# Given task
Skip the pictures and quote all of the lines exactly.

# Supplied material
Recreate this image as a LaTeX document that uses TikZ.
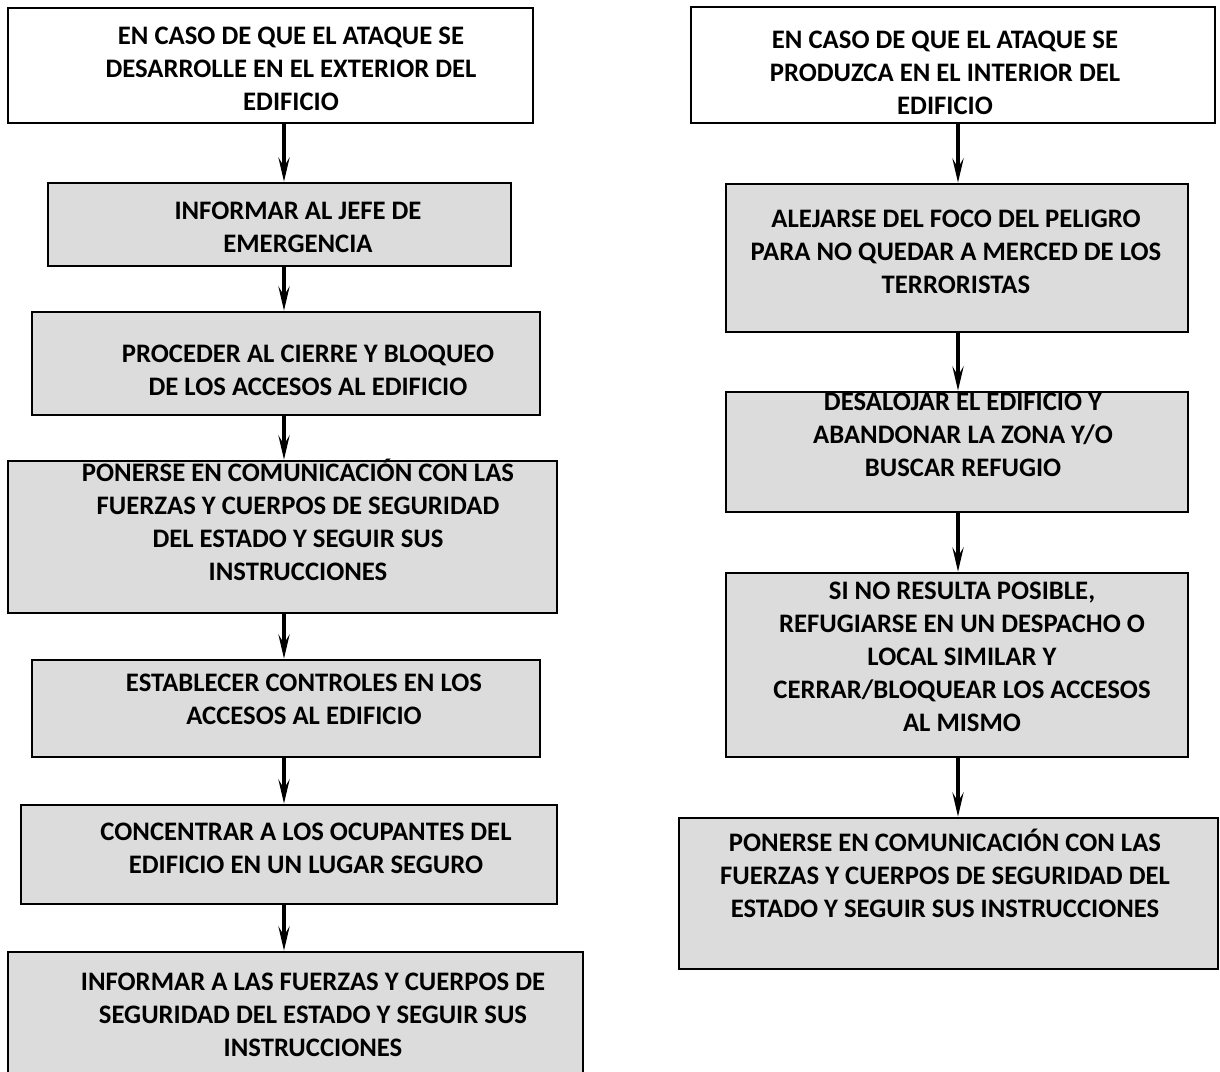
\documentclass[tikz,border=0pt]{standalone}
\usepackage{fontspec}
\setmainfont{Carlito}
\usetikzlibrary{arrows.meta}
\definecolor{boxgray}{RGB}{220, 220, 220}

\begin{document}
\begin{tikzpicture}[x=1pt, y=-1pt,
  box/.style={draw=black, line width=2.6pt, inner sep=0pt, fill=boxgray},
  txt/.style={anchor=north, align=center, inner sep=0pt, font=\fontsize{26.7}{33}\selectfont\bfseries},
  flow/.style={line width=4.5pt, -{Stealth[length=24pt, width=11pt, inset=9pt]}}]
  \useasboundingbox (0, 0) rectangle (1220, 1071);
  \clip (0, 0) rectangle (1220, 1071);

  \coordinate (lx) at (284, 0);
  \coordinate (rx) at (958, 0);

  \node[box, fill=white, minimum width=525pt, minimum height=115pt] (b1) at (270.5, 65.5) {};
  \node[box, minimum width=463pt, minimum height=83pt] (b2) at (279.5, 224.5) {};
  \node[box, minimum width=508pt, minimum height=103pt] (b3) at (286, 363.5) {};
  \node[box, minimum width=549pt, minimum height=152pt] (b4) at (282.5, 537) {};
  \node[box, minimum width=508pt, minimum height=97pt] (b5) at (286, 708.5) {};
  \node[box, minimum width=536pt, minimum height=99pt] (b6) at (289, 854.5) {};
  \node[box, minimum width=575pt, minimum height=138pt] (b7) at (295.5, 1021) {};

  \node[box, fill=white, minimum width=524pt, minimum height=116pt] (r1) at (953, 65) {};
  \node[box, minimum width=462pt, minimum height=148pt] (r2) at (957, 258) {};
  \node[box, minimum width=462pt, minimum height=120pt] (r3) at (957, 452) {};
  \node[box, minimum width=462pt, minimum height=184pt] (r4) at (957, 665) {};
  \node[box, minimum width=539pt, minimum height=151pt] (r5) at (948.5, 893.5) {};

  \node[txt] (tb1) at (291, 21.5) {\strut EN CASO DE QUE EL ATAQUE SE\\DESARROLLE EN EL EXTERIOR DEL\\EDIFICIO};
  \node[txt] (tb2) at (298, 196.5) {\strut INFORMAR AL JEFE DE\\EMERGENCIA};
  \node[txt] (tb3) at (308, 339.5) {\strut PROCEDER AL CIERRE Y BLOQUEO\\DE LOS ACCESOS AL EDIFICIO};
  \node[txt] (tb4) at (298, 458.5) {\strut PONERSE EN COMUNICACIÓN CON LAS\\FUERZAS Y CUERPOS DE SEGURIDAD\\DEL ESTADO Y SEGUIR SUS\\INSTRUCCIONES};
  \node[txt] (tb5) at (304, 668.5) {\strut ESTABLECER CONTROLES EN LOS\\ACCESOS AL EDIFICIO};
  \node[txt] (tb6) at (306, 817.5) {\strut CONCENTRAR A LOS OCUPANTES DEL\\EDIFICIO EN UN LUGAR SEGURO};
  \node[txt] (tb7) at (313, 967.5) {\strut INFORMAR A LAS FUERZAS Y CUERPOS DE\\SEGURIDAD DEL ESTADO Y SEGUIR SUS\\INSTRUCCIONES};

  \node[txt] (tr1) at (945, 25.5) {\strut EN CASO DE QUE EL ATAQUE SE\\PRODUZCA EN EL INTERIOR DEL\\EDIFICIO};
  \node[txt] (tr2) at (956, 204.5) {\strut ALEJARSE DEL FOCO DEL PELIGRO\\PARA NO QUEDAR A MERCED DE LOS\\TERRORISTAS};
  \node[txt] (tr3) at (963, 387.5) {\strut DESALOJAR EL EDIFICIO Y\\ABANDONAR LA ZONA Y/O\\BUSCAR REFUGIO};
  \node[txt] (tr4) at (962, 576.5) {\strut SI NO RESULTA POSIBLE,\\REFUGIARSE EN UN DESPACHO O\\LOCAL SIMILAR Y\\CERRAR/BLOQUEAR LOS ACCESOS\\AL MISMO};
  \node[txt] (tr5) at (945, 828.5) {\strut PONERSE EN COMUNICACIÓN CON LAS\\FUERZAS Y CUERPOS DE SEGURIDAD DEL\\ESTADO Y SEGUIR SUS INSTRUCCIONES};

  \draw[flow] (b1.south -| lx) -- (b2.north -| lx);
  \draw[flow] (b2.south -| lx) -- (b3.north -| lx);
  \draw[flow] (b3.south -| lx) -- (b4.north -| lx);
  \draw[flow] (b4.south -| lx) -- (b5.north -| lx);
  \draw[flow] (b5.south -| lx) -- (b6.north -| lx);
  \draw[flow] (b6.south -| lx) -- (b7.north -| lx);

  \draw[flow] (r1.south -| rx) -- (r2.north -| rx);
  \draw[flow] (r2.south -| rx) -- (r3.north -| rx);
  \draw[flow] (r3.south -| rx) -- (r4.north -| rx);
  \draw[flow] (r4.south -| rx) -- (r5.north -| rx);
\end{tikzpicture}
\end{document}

# Output for this task
Recreate this image as a LaTeX document that uses TikZ.
\documentclass[tikz,border=0pt]{standalone}
\usepackage{fontspec}
\setmainfont{Carlito}
\usetikzlibrary{arrows.meta}
\definecolor{boxgray}{RGB}{220, 220, 220}

\begin{document}
\begin{tikzpicture}[x=1pt, y=-1pt,
  box/.style={draw=black, line width=2.6pt, inner sep=0pt, fill=boxgray},
  txt/.style={anchor=north, align=center, inner sep=0pt, font=\fontsize{26.7}{33}\selectfont\bfseries},
  flow/.style={line width=4.5pt, -{Stealth[length=24pt, width=11pt, inset=9pt]}}]
  \useasboundingbox (0, 0) rectangle (1220, 1071);
  \clip (0, 0) rectangle (1220, 1071);

  \coordinate (lx) at (284, 0);
  \coordinate (rx) at (958, 0);

  \node[box, fill=white, minimum width=525pt, minimum height=115pt] (b1) at (270.5, 65.5) {};
  \node[box, minimum width=463pt, minimum height=83pt] (b2) at (279.5, 224.5) {};
  \node[box, minimum width=508pt, minimum height=103pt] (b3) at (286, 363.5) {};
  \node[box, minimum width=549pt, minimum height=152pt] (b4) at (282.5, 537) {};
  \node[box, minimum width=508pt, minimum height=97pt] (b5) at (286, 708.5) {};
  \node[box, minimum width=536pt, minimum height=99pt] (b6) at (289, 854.5) {};
  \node[box, minimum width=575pt, minimum height=138pt] (b7) at (295.5, 1021) {};

  \node[box, fill=white, minimum width=524pt, minimum height=116pt] (r1) at (953, 65) {};
  \node[box, minimum width=462pt, minimum height=148pt] (r2) at (957, 258) {};
  \node[box, minimum width=462pt, minimum height=120pt] (r3) at (957, 452) {};
  \node[box, minimum width=462pt, minimum height=184pt] (r4) at (957, 665) {};
  \node[box, minimum width=539pt, minimum height=151pt] (r5) at (948.5, 893.5) {};

  \node[txt] (tb1) at (291, 21.5) {\strut EN CASO DE QUE EL ATAQUE SE\\DESARROLLE EN EL EXTERIOR DEL\\EDIFICIO};
  \node[txt] (tb2) at (298, 196.5) {\strut INFORMAR AL JEFE DE\\EMERGENCIA};
  \node[txt] (tb3) at (308, 339.5) {\strut PROCEDER AL CIERRE Y BLOQUEO\\DE LOS ACCESOS AL EDIFICIO};
  \node[txt] (tb4) at (298, 458.5) {\strut PONERSE EN COMUNICACIÓN CON LAS\\FUERZAS Y CUERPOS DE SEGURIDAD\\DEL ESTADO Y SEGUIR SUS\\INSTRUCCIONES};
  \node[txt] (tb5) at (304, 668.5) {\strut ESTABLECER CONTROLES EN LOS\\ACCESOS AL EDIFICIO};
  \node[txt] (tb6) at (306, 817.5) {\strut CONCENTRAR A LOS OCUPANTES DEL\\EDIFICIO EN UN LUGAR SEGURO};
  \node[txt] (tb7) at (313, 967.5) {\strut INFORMAR A LAS FUERZAS Y CUERPOS DE\\SEGURIDAD DEL ESTADO Y SEGUIR SUS\\INSTRUCCIONES};

  \node[txt] (tr1) at (945, 25.5) {\strut EN CASO DE QUE EL ATAQUE SE\\PRODUZCA EN EL INTERIOR DEL\\EDIFICIO};
  \node[txt] (tr2) at (956, 204.5) {\strut ALEJARSE DEL FOCO DEL PELIGRO\\PARA NO QUEDAR A MERCED DE LOS\\TERRORISTAS};
  \node[txt] (tr3) at (963, 387.5) {\strut DESALOJAR EL EDIFICIO Y\\ABANDONAR LA ZONA Y/O\\BUSCAR REFUGIO};
  \node[txt] (tr4) at (962, 576.5) {\strut SI NO RESULTA POSIBLE,\\REFUGIARSE EN UN DESPACHO O\\LOCAL SIMILAR Y\\CERRAR/BLOQUEAR LOS ACCESOS\\AL MISMO};
  \node[txt] (tr5) at (945, 828.5) {\strut PONERSE EN COMUNICACIÓN CON LAS\\FUERZAS Y CUERPOS DE SEGURIDAD DEL\\ESTADO Y SEGUIR SUS INSTRUCCIONES};

  \draw[flow] (b1.south -| lx) -- (b2.north -| lx);
  \draw[flow] (b2.south -| lx) -- (b3.north -| lx);
  \draw[flow] (b3.south -| lx) -- (b4.north -| lx);
  \draw[flow] (b4.south -| lx) -- (b5.north -| lx);
  \draw[flow] (b5.south -| lx) -- (b6.north -| lx);
  \draw[flow] (b6.south -| lx) -- (b7.north -| lx);

  \draw[flow] (r1.south -| rx) -- (r2.north -| rx);
  \draw[flow] (r2.south -| rx) -- (r3.north -| rx);
  \draw[flow] (r3.south -| rx) -- (r4.north -| rx);
  \draw[flow] (r4.south -| rx) -- (r5.north -| rx);
\end{tikzpicture}
\end{document}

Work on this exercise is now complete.